## GOAL
Say only how many lines contain the word "this".

## Records contained in a dataset
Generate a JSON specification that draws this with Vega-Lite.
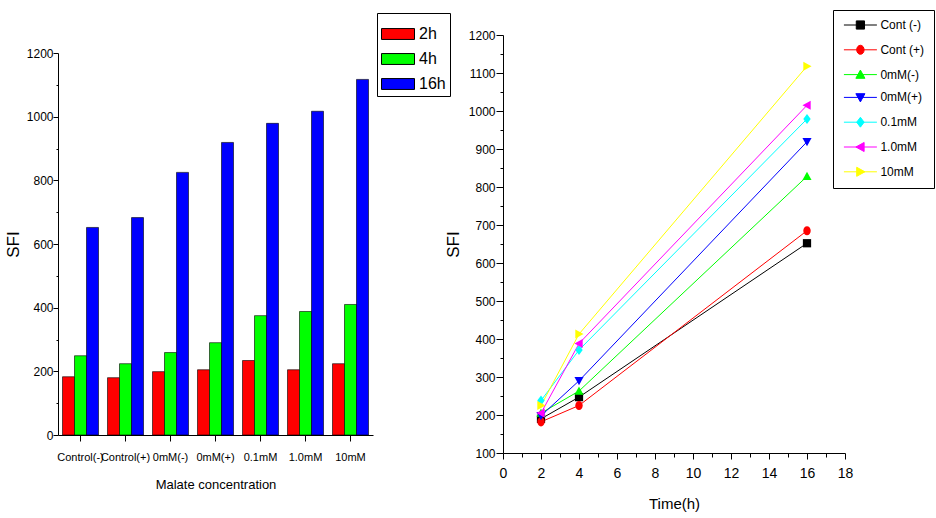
{
  "$schema": "https://vega.github.io/schema/vega-lite/v6.json",
  "background": "white",
  "padding": {"left": 4, "top": 9, "right": 4, "bottom": 5},
  "datasets": {
    "bars": [
      {"conc": "Control(-)", "time": "2h", "SFI": 183},
      {"conc": "Control(-)", "time": "4h", "SFI": 249},
      {"conc": "Control(-)", "time": "16h", "SFI": 652},
      {"conc": "Control(+)", "time": "2h", "SFI": 180},
      {"conc": "Control(+)", "time": "4h", "SFI": 224},
      {"conc": "Control(+)", "time": "16h", "SFI": 683},
      {"conc": "0mM(-)", "time": "2h", "SFI": 199},
      {"conc": "0mM(-)", "time": "4h", "SFI": 259},
      {"conc": "0mM(-)", "time": "16h", "SFI": 825},
      {"conc": "0mM(+)", "time": "2h", "SFI": 205},
      {"conc": "0mM(+)", "time": "4h", "SFI": 290},
      {"conc": "0mM(+)", "time": "16h", "SFI": 919},
      {"conc": "0.1mM", "time": "2h", "SFI": 234},
      {"conc": "0.1mM", "time": "4h", "SFI": 375},
      {"conc": "0.1mM", "time": "16h", "SFI": 979},
      {"conc": "1.0mM", "time": "2h", "SFI": 205},
      {"conc": "1.0mM", "time": "4h", "SFI": 388},
      {"conc": "1.0mM", "time": "16h", "SFI": 1017},
      {"conc": "10mM", "time": "2h", "SFI": 224},
      {"conc": "10mM", "time": "4h", "SFI": 410},
      {"conc": "10mM", "time": "16h", "SFI": 1117}
    ],
    "lines": [
      {"series": "Cont (-)", "time": 2, "SFI": 190},
      {"series": "Cont (-)", "time": 4, "SFI": 247},
      {"series": "Cont (-)", "time": 16, "SFI": 652},
      {"series": "Cont (+)", "time": 2, "SFI": 182},
      {"series": "Cont (+)", "time": 4, "SFI": 225},
      {"series": "Cont (+)", "time": 16, "SFI": 685},
      {"series": "0mM(-)", "time": 2, "SFI": 205},
      {"series": "0mM(-)", "time": 4, "SFI": 263},
      {"series": "0mM(-)", "time": 16, "SFI": 828},
      {"series": "0mM(+)", "time": 2, "SFI": 198},
      {"series": "0mM(+)", "time": 4, "SFI": 290},
      {"series": "0mM(+)", "time": 16, "SFI": 919},
      {"series": "0.1mM", "time": 2, "SFI": 238},
      {"series": "0.1mM", "time": 4, "SFI": 371},
      {"series": "0.1mM", "time": 16, "SFI": 979},
      {"series": "1.0mM", "time": 2, "SFI": 205},
      {"series": "1.0mM", "time": 4, "SFI": 388},
      {"series": "1.0mM", "time": 16, "SFI": 1015},
      {"series": "10mM", "time": 2, "SFI": 225},
      {"series": "10mM", "time": 4, "SFI": 413},
      {"series": "10mM", "time": 16, "SFI": 1118}
    ]
  },
  "hconcat": [
    {
      "width": 315,
      "height": 382,
      "data": {"name": "bars"},
      "mark": {"type": "bar", "stroke": "black", "strokeWidth": 0.6},
      "encoding": {
        "x": {
          "field": "conc", "type": "nominal",
          "sort": ["Control(-)", "Control(+)", "0mM(-)", "0mM(+)", "0.1mM", "1.0mM", "10mM"],
          "scale": {"paddingInner": 0.2, "paddingOuter": 0.1},
          "axis": {"title": "Malate concentration", "labelAngle": 0, "labelFontSize": 11, "labelPadding": 10, "tickSize": 6, "titleFontSize": 13, "titlePadding": 16, "labelOverlap": false}
        },
        "xOffset": {"field": "time", "type": "nominal", "sort": ["2h", "4h", "16h"]},
        "y": {
          "field": "SFI", "type": "quantitative",
          "scale": {"domain": [0, 1200], "nice": false},
          "axis": {
            "title": "SFI", "titleFontSize": 17, "titlePadding": 4, "format": "d",
            "values": [0, 100, 200, 300, 400, 500, 600, 700, 800, 900, 1000, 1100, 1200],
            "labelExpr": "datum.value % 200 === 0 ? datum.label : ''",
            "tickSize": {"condition": {"test": "datum.value % 200 === 0", "value": 5}, "value": 2},
            "labelFontSize": 12, "labelPadding": 0
          }
        },
        "color": {
          "field": "time", "type": "nominal",
          "scale": {"domain": ["2h", "4h", "16h"], "range": ["#FF0000", "#00FF00", "#0000FF"]},
          "legend": {
            "orient": "none", "legendX": 319, "legendY": -40, "title": null,
            "symbolType": "M-1,-0.33H1V0.33H-1Z", "symbolSize": 1089,
            "symbolStrokeColor": "black", "symbolStrokeWidth": 1, "symbolOpacity": 1,
            "labelFont": "Liberation Sans", "labelFontSize": 16, "labelOffset": 4, "labelColor": "black",
            "rowPadding": -1, "padding": 4, "strokeColor": "black", "fillColor": "white"
          }
        }
      }
    },
    {
      "width": 342,
      "height": 418,
      "data": {"name": "lines"},
      "encoding": {
        "x": {
          "field": "time", "type": "quantitative",
          "scale": {"domain": [0, 18], "nice": false},
          "axis": {
            "title": "Time(h)", "titleFontSize": 15, "titlePadding": 15.5,
            "values": [0, 1, 2, 3, 4, 5, 6, 7, 8, 9, 10, 11, 12, 13, 14, 15, 16, 17, 18],
            "labelExpr": "datum.value % 2 === 0 ? datum.label : ''",
            "tickSize": {"condition": {"test": "datum.value % 2 === 0", "value": 6}, "value": 4},
            "labelFontSize": 14, "labelPadding": 7.5, "labelFlush": false
          }
        },
        "y": {
          "field": "SFI", "type": "quantitative",
          "scale": {"domain": [100, 1200], "nice": false},
          "axis": {
            "title": "SFI", "titleFontSize": 17, "titlePadding": 6, "format": "d",
            "values": [100, 150, 200, 250, 300, 350, 400, 450, 500, 550, 600, 650, 700, 750, 800, 850, 900, 950, 1000, 1050, 1100, 1150, 1200],
            "labelExpr": "datum.value % 100 === 0 ? datum.label : ''",
            "tickSize": {"condition": {"test": "datum.value % 100 === 0", "value": 7}, "value": 3},
            "labelFontSize": 12, "labelPadding": 1
          }
        },
        "color": {
          "field": "series", "type": "nominal",
          "scale": {
            "domain": ["Cont (-)", "Cont (+)", "0mM(-)", "0mM(+)", "0.1mM", "1.0mM", "10mM"],
            "range": ["#000000", "#FF0000", "#00FF00", "#0000FF", "#00FFFF", "#FF00FF", "#FFFF00"]
          },
          "legend": {
            "orient": "none", "legendX": 330, "legendY": -25, "title": null,
            "symbolSize": 68, "symbolStrokeWidth": 1, "symbolOpacity": 1, "symbolOffset": 12.4,
            "labelFont": "Liberation Sans", "labelFontSize": 12, "labelOffset": 14, "labelColor": "black",
            "rowPadding": 10.8, "padding": 9, "strokeColor": "black", "fillColor": "white",
            "encode": {
              "symbols": {
                "update": {
                  "shape": {"signal": "['M-4,0H4M-1,-1H1V1H-1Z','M-4,0H4M-0.9,0A0.9,1.1 0 1,0 0.9,0A0.9,1.1 0 1,0 -0.9,0Z','M-4,0H4M0,-1.1L1.1,0.9H-1.1Z','M-4,0H4M0,1.1L1.1,-0.9H-1.1Z','M-4,0H4M0,-1.2L0.9,0L0,1.2L-0.9,0Z','M-4,0H4M-1.1,0L0.9,-1.1V1.1Z','M-4,0H4M1.1,0L-0.9,-1.1V1.1Z'][indexof(['Cont (-)','Cont (+)','0mM(-)','0mM(+)','0.1mM','1.0mM','10mM'], datum.value)]"},
                  "fill": {"signal": "['#000000','#FF0000','#00FF00','#0000FF','#00FFFF','#FF00FF','#FFFF00'][indexof(['Cont (-)','Cont (+)','0mM(-)','0mM(+)','0.1mM','1.0mM','10mM'], datum.value)]"},
                  "stroke": {"signal": "['#000000','#FF0000','#00FF00','#0000FF','#00FFFF','#FF00FF','#FFFF00'][indexof(['Cont (-)','Cont (+)','0mM(-)','0mM(+)','0.1mM','1.0mM','10mM'], datum.value)]"},
                  "strokeWidth": {"value": 1}
                }
              }
            }
          }
        }
      },
      "layer": [
        {"mark": {"type": "line", "strokeWidth": 1}},
        {
          "mark": {"type": "point", "filled": true, "size": 68, "opacity": 1},
          "encoding": {
            "shape": {
              "field": "series", "type": "nominal",
              "scale": {
                "domain": ["10mM", "1.0mM", "0.1mM", "0mM(+)", "0mM(-)", "Cont (+)", "Cont (-)"],
                "range": ["M1.1,0L-0.9,-1.1V1.1Z", "M-1.1,0L0.9,-1.1V1.1Z", "M0,-1.2L0.9,0L0,1.2L-0.9,0Z", "M0,1.1L1.1,-0.9H-1.1Z", "M0,-1.1L1.1,0.9H-1.1Z", "M-0.9,0A0.9,1.1 0 1,0 0.9,0A0.9,1.1 0 1,0 -0.9,0Z", "M-1,-1H1V1H-1Z"]
              },
              "legend": null
            }
          }
        }
      ]
    }
  ],
  "spacing": 130,
  "bounds": "flush",
  "center": true,
  "resolve": {"scale": {"color": "independent", "shape": "independent"}, "legend": {"color": "independent"}},
  "config": {
    "view": {"stroke": null},
    "axis": {
      "grid": false, "domainColor": "black", "tickColor": "black", "labelColor": "black", "titleColor": "black",
      "domainWidth": 1, "tickWidth": 1,
      "labelFont": "Liberation Sans", "titleFont": "Liberation Sans", "titleFontWeight": "normal"
    }
  }
}
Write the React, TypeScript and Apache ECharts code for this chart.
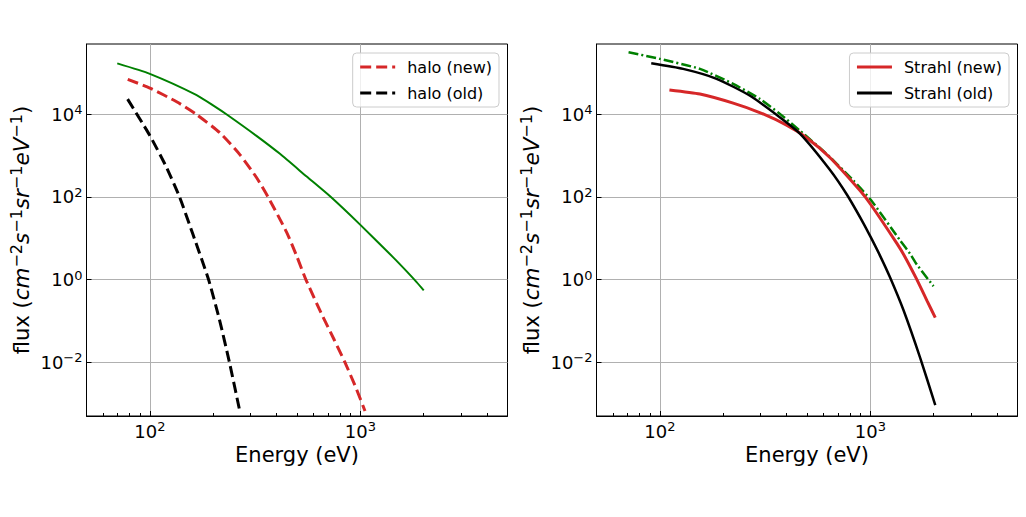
import React, { useEffect, useRef } from "react";
import * as echarts from "echarts";

// ---- Left panel: halo ----
const haloTotalE = [70, 100, 166, 203, 231, 321, 415, 556, 718, 1000, 1436, 1660, 1850, 2000];
const haloTotalF = [1.7e5, 9.5e4, 2.95e4, 1.55e4, 1.0e4, 3.0e3, 1.1e3, 310, 103, 21, 3.4, 1.58, 0.87, 0.55];

const haloNewE = [78.5, 100, 134, 166, 215, 267, 321, 364, 446, 500, 551, 650, 750, 844, 950, 1052];
const haloNewF = [7.0e4, 4.3e4, 2.0e4, 1.0e4, 3.55e3, 1.07e3, 295, 100, 14.1, 3.55, 1.0, 0.158, 0.0355, 0.01, 2.5e-3, 6.6e-4];

const haloOldE = [78.4, 99.5, 119.4, 138, 160, 190, 214, 239, 267];
const haloOldF = [2.32e4, 3.18e3, 546, 103, 12.6, 1.0, 0.108, 9.7e-3, 6.8e-4];

// ---- Right panel: strahl ----
const strahlTotalE = [71, 100, 155, 223, 298, 372, 463, 619, 829, 1004, 1384, 1545, 1664, 1995];
const strahlTotalF = [3.16e5, 2.18e5, 1.25e5, 5.4e4, 2.36e4, 1.02e4, 4.0e3, 1.1e3, 251, 85, 8.9, 4.2, 2.3, 0.69];

const strahlNewE = [111, 155, 223, 298, 400, 498, 642, 893, 1004, 1336, 1450, 1650, 1857, 2034];
const strahlNewF = [3.88e4, 3.09e4, 1.86e4, 1.1e4, 5.43e3, 2.7e3, 900, 142, 65.5, 7.5, 3.78, 1.08, 0.31, 0.12];

const strahlOldE = [91, 129, 186, 267, 371, 463, 642, 773, 927, 1004, 1111, 1241, 1436, 1726, 2034];
const strahlOldF = [1.71e5, 1.25e5, 7.2e4, 2.83e4, 8.5e3, 3.4e3, 454, 114, 23, 10.6, 3.8, 1.12, 0.183, 0.0126, 9.2e-4];

// ---- Axes ----
const xMin = 50;
const xMax = 5000;
const yMin = 5e-4;
const yMax = 5e5;
const xMinorTicks = [60, 70, 80, 90, 200, 300, 400, 500, 600, 700, 800, 900, 2000, 3000, 4000];

const legendLeft = ["halo (new)", "halo (old)"];
const legendRight = ["Strahl (new)", "Strahl (old)"];

const FONT = "DejaVu Sans";

function pairs(e: number[], f: number[]) {
  return e.map((v, i) => [v, f[i]]);
}

function powLabel(value: number) {
  const p = Math.round(Math.log10(value));
  const s = p < 0 ? "\u2212" + -p : String(p);
  return "{b|10}{s|" + s + "}";
}

const tickRich = {
  b: { fontSize: 18, fontFamily: FONT, color: "#000", lineHeight: 22 },
  s: { fontSize: 13, fontFamily: FONT, color: "#000", lineHeight: 12, verticalAlign: "top" },
};

const yName =
  "{b|flux (}{i|cm}{s|\u22122}{i|s}{s|\u22121}{i|sr}{s|\u22121}{i|eV}{s|\u22121}{b|)}";

const nameRich = {
  b: { fontSize: 21, fontFamily: FONT, color: "#000", lineHeight: 26 },
  i: { fontSize: 21.5, fontFamily: FONT, fontStyle: "italic", color: "#000", lineHeight: 26 },
  s: { fontSize: 16, fontFamily: FONT, color: "#000", lineHeight: 14, verticalAlign: "top" },
};

function mainX(gridIndex: number) {
  return {
    type: "log",
    gridIndex,
    logBase: 10,
    min: xMin,
    max: xMax,
    position: "bottom",
    name: "Energy (eV)",
    nameLocation: "middle",
    nameGap: 28,
    nameTextStyle: { fontSize: 21, fontFamily: FONT, color: "#000" },
    axisLine: { show: true, lineStyle: { color: "#000", width: 1 } },
    axisTick: { show: true, inside: true, length: 5, lineStyle: { color: "#000", width: 1 } },
    axisLabel: {
      show: true,
      margin: 4,
      showMinLabel: false,
      showMaxLabel: false,
      formatter: powLabel,
      rich: tickRich,
    },
    splitLine: {
      show: true,
      showMinLine: false,
      showMaxLine: false,
      lineStyle: { color: "#b0b0b0", width: 1 },
    },
  };
}

function minorX(gridIndex: number) {
  return {
    type: "log",
    gridIndex,
    logBase: 10,
    min: xMin,
    max: xMax,
    position: "bottom",
    axisLine: { show: false },
    axisLabel: { show: false },
    splitLine: { show: false },
    axisTick: {
      show: true,
      inside: true,
      length: 3,
      customValues: xMinorTicks,
      lineStyle: { color: "#000", width: 1 },
    },
  };
}

function mainY(gridIndex: number) {
  return {
    type: "log",
    gridIndex,
    logBase: 100,
    min: yMin,
    max: yMax,
    name: yName,
    nameLocation: "middle",
    nameRotate: 90,
    nameGap: 52,
    nameTextStyle: { rich: nameRich },
    axisLine: { show: true, lineStyle: { color: "#000", width: 1 } },
    axisTick: { show: true, inside: true, length: 5, lineStyle: { color: "#000", width: 1 } },
    axisLabel: {
      show: true,
      margin: 4,
      showMinLabel: false,
      showMaxLabel: false,
      formatter: powLabel,
      rich: tickRich,
    },
    splitLine: {
      show: true,
      showMinLine: false,
      showMaxLine: false,
      lineStyle: { color: "#b0b0b0", width: 1 },
    },
  };
}

function legend(data: string[], right: number) {
  return {
    data,
    orient: "vertical",
    right,
    top: 53,
    itemWidth: 35,
    itemHeight: 14,
    itemGap: 10,
    padding: [6, 7, 6, 6],
    borderColor: "#cccccc",
    borderWidth: 1,
    borderRadius: 4,
    backgroundColor: "rgba(255,255,255,0.8)",
    itemStyle: { opacity: 0, borderWidth: 0 },
    lineStyle: { width: 3 },
    textStyle: { fontSize: 16, fontFamily: FONT, color: "#000", lineHeight: 14, padding: [0, 0, 0, 7] },
  };
}

function line(name: string, xi: number, yi: number, data: number[][], color: string, width: number, type: any) {
  return {
    type: "line",
    name,
    xAxisIndex: xi,
    yAxisIndex: yi,
    data,
    symbol: "none",
    showSymbol: false,
    smooth: 0.2,
    lineStyle: { color, width, type },
    itemStyle: { color },
  };
}

export default function App() {
  const ref = useRef<HTMLDivElement>(null);
  useEffect(() => {
    if (!ref.current) return;
    const chart = echarts.init(ref.current, null, { renderer: "svg" });
    const option: any = {
      animation: false,
      backgroundColor: "#fff",
      grid: [
        { left: 86.5, top: 44, width: 421, height: 372, show: true, borderColor: "#000", borderWidth: 1, backgroundColor: "transparent" },
        { left: 596.5, top: 44, width: 421, height: 372, show: true, borderColor: "#000", borderWidth: 1, backgroundColor: "transparent" },
      ],
      xAxis: [mainX(0), minorX(0), mainX(1), minorX(1)],
      yAxis: [mainY(0), mainY(1)],
      legend: [legend(legendLeft, 527), legend(legendRight, 17)],
      series: [
        line("halo (total)", 0, 0, pairs(haloTotalE, haloTotalF), "#008000", 2, "solid"),
        line("halo (new)", 0, 0, pairs(haloNewE, haloNewF), "#d62728", 3, [11, 5]),
        line("halo (old)", 0, 0, pairs(haloOldE, haloOldF), "#000000", 3, [11, 5]),
        line("Strahl (total)", 2, 1, pairs(strahlTotalE, strahlTotalF), "#008000", 2.5, [10, 3, 2, 3]),
        line("Strahl (new)", 2, 1, pairs(strahlNewE, strahlNewF), "#d62728", 3, "solid"),
        line("Strahl (old)", 2, 1, pairs(strahlOldE, strahlOldF), "#000000", 2.5, "solid"),
      ],
    };
    chart.setOption(option);
    return () => chart.dispose();
  }, []);
  return (
    <div
      ref={ref}
      style={{ position: "absolute", left: 0, top: 0, width: 1026, height: 517, background: "#fff" }}
    />
  );
}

## REPLY
2